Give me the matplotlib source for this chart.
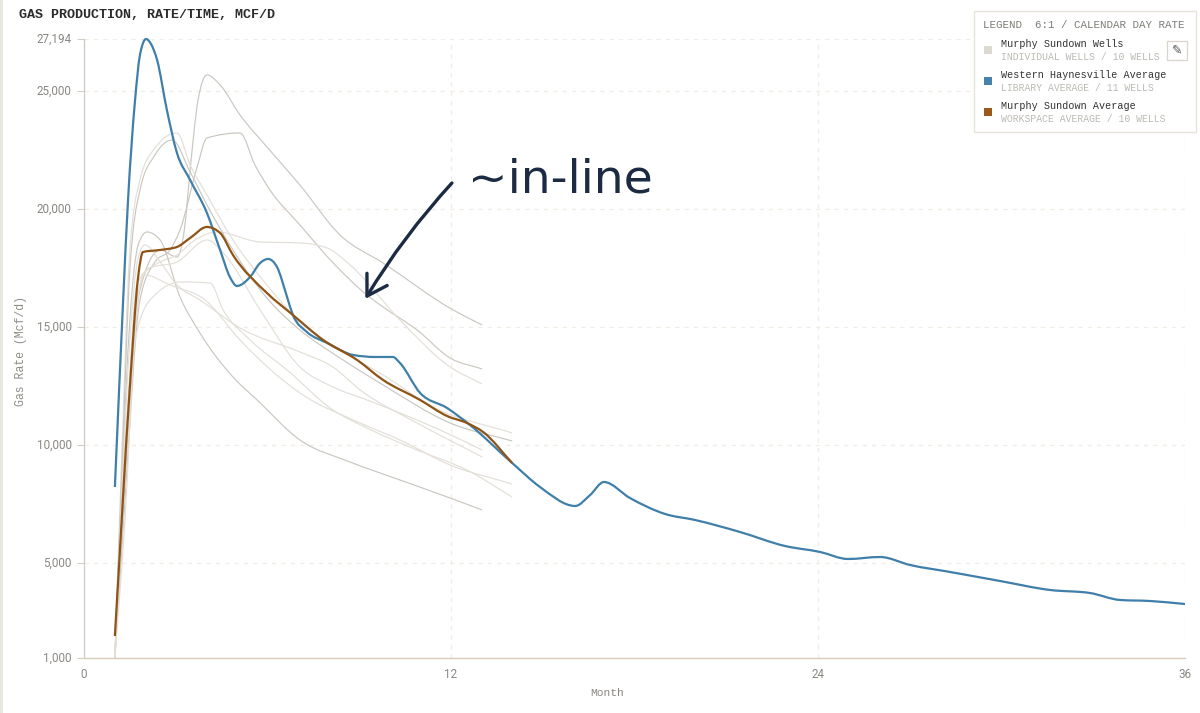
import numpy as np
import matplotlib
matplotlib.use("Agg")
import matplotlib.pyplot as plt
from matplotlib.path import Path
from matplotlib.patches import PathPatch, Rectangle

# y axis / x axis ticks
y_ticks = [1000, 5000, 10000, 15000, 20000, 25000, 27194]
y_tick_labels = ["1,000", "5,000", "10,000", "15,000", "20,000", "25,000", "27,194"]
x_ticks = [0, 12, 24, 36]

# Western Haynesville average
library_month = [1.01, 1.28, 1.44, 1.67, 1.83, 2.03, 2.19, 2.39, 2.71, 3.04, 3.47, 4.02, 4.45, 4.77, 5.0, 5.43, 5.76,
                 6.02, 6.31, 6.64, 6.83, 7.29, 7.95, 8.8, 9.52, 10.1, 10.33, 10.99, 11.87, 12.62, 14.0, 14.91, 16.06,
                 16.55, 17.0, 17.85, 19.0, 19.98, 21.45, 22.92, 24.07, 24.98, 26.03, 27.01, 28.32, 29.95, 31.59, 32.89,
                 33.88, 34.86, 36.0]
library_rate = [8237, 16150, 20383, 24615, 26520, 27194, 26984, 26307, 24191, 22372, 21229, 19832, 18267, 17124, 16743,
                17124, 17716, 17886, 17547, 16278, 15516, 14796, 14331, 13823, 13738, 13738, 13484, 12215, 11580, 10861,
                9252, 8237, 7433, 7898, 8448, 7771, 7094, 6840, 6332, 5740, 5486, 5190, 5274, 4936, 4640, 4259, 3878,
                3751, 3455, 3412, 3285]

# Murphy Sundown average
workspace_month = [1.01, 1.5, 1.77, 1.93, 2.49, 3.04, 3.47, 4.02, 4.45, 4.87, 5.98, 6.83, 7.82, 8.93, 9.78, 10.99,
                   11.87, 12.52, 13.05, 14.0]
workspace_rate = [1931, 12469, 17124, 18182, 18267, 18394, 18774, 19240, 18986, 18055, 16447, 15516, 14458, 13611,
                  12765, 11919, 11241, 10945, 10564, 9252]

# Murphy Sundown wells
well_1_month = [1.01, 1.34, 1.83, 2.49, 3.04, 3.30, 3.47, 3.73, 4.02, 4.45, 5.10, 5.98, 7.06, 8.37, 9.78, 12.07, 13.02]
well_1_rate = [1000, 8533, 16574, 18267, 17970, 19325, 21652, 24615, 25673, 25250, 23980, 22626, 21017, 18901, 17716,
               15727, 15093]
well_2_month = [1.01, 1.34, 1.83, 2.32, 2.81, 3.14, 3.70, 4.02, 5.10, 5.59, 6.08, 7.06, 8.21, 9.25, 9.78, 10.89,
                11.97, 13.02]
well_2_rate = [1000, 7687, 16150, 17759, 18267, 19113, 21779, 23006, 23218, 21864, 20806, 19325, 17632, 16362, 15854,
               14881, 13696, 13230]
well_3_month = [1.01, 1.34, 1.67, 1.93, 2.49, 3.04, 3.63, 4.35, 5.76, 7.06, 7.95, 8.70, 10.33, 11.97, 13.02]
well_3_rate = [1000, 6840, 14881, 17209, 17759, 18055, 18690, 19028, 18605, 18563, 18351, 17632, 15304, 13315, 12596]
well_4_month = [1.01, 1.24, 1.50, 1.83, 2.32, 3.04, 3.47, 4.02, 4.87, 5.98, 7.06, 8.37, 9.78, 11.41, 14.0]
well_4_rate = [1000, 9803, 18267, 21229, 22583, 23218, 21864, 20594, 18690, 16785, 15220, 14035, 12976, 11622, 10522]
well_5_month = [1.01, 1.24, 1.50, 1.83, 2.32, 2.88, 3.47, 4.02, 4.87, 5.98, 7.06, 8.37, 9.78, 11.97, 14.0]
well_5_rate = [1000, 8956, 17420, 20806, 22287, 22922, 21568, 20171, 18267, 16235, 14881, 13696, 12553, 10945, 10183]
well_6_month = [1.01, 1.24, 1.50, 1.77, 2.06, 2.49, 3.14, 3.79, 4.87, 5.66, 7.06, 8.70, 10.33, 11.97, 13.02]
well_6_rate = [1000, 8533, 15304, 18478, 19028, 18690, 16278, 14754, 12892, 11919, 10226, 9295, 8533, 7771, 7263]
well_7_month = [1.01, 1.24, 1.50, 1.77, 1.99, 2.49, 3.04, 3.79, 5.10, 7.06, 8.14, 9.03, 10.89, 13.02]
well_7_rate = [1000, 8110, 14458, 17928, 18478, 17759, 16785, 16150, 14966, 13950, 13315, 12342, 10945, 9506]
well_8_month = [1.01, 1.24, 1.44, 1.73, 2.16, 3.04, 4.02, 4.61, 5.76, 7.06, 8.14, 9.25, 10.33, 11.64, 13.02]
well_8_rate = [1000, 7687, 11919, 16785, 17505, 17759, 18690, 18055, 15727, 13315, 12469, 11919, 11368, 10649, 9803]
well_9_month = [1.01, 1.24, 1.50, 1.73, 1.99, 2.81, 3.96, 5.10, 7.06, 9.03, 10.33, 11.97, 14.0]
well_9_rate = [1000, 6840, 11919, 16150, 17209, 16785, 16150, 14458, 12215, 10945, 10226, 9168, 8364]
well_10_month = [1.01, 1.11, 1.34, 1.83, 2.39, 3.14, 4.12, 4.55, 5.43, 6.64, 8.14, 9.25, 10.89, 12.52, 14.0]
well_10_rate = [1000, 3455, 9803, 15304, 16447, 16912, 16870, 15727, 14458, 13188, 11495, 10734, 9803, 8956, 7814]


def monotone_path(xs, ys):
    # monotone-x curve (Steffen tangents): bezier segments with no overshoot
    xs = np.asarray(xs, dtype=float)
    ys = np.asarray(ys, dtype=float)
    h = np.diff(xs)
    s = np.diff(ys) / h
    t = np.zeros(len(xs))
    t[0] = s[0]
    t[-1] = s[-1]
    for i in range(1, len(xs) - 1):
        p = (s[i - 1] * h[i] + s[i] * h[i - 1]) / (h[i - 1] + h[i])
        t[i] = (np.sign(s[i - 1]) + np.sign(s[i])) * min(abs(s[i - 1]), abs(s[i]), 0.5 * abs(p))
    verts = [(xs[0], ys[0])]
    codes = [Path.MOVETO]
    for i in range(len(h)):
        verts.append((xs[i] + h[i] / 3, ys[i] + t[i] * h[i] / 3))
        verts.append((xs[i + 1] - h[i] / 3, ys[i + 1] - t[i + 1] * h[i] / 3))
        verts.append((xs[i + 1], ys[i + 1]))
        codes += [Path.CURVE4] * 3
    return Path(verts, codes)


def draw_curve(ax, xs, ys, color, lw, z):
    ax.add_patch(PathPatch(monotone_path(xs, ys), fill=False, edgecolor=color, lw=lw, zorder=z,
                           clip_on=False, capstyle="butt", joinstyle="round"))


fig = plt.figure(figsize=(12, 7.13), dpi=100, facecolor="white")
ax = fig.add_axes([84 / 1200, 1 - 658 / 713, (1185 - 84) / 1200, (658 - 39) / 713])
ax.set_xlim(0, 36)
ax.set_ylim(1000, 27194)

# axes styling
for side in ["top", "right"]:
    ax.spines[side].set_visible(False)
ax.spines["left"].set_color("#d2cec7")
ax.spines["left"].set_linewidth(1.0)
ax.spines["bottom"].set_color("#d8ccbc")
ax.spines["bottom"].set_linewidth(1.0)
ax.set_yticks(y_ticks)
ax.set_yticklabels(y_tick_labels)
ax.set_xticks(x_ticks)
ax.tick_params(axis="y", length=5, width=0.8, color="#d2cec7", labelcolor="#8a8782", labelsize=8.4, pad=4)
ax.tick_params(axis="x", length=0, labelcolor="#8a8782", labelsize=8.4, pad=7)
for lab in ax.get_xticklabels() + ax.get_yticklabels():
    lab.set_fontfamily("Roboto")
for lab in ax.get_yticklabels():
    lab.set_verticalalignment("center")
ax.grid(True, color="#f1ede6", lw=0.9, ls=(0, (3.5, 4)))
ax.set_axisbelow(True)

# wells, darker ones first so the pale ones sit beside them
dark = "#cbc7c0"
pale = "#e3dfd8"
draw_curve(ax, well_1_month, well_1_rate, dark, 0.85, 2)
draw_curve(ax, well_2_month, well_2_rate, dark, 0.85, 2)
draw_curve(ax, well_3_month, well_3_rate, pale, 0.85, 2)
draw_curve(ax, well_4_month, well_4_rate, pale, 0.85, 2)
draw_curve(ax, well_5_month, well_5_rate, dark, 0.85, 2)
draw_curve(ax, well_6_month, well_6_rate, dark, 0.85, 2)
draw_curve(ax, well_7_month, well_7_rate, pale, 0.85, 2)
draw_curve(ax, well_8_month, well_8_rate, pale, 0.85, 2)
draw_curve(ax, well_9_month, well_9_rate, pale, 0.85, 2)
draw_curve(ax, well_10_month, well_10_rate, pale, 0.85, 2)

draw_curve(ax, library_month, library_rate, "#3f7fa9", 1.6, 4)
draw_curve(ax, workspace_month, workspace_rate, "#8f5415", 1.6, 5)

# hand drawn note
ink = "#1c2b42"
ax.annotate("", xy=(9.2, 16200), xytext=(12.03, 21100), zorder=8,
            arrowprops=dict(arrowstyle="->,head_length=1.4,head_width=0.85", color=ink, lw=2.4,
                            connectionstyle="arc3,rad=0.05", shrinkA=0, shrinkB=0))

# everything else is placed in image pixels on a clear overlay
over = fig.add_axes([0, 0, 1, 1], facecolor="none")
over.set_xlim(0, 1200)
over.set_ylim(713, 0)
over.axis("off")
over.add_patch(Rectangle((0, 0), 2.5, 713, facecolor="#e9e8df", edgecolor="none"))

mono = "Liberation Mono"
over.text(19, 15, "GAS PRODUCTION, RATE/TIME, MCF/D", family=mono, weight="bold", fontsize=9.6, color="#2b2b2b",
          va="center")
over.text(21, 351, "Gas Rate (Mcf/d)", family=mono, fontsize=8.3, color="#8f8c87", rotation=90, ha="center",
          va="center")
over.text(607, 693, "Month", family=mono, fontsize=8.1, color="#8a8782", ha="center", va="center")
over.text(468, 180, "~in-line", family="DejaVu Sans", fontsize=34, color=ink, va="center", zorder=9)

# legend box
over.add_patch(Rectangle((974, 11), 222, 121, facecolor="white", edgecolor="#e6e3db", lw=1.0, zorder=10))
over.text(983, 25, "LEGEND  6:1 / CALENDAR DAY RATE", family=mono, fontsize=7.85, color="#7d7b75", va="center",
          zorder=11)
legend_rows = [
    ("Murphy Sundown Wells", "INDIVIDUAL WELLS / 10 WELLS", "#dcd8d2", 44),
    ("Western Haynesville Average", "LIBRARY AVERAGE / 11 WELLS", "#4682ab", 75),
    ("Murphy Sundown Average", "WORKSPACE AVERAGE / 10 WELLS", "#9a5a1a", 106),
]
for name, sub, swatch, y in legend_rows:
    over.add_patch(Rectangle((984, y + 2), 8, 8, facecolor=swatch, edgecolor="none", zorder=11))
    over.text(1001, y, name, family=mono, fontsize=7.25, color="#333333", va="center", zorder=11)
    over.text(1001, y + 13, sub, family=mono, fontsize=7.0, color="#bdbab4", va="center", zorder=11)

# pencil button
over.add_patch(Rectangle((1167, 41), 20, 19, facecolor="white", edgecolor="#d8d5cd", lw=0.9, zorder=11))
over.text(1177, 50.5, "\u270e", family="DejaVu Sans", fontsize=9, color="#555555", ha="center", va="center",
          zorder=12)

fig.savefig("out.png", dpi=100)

#### REQUIRED TASK
Repeat the listing above exactly from its first line to the line containing "from matplotlib.patches import", both included, and omit the pictures.

#### SOLUTION BELOW
Give me the matplotlib source for this chart.
import numpy as np
import matplotlib
matplotlib.use("Agg")
import matplotlib.pyplot as plt
from matplotlib.path import Path
from matplotlib.patches import PathPatch, Rectangle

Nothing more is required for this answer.